The Golden Globes weren’t nearly as unbearable as the Oscars, and the show actually ran pretty quickly. Maybe it was because the awards cover both film and TV, but I thought the show was fairly efficient. Don’t get me wrong- they were still ridiculously douchey and self-important, but I actually didn’t tune away, and that says something. You can see a full list of winners here, but first, here are some general impressions:
-Ricky Gervais was an awful host.
-Only 90 people vote for these awards?! Why the heck do they matter do much?

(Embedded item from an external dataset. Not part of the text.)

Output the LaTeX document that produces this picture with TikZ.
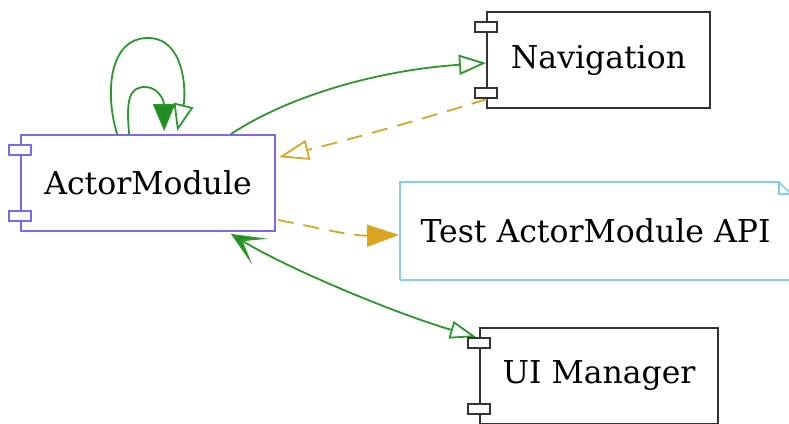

-Mo’nique is pretty tough to dislike. The Precious star has a fire in her eyes and passion in her words, which is a welcome change on a night when you could probably narrate most speeches with the TV on mute.
-Beards are back! Jon Hamm, George Clooney, Robert Downey Jr., Jeff Bridges, Christoph Waltz, and William Hurt were all sporting facial hair. Take that, No-Shave-November-disliking-grandparents!
-James Cameron may make some incredibly successful movies, but man, is he unlikable! The director came across as cocky (“I used the restroom, so I’m going to take my time, so if the music comes on, we’re going to have a problem…”), which was obnoxious enough, but when he used his own Na’vi language from Avatar while talking about himself, it was too much. James, if you want to be cocky and endearing, please take lessons from Robert Downey Jr..
-Jason Reitman, writer and director of Up In The Air, looks like a cross between Andrew WK and Dave Grohl.
-Hopefully, Jennifer Aniston and Gerard Butler exhibit more chemistry in The Bounty Hunter than they did while presenting an award. I know that the teleprompter-induced banter is always awkward, but not saying anything is even more awkward!
-Originally, the only reason I tuned in was to see if Neil Patrick Harris or Lost would win. I was disappointed to learn that I had missed NPH’s category altogether, even more disappointed to learn that he lost, and hugely disappointed to learn that Lost wasn’t even nominated!
-Sandra Bullock won Best Actress for her work in The Blind Side. This is a problem. Sandra must not win the Oscar. The Best Actress Oscar transforms women into box office poison, and Bullock was just named the biggest box office draw of 2009. I’ll talk about it more in the Thursday column.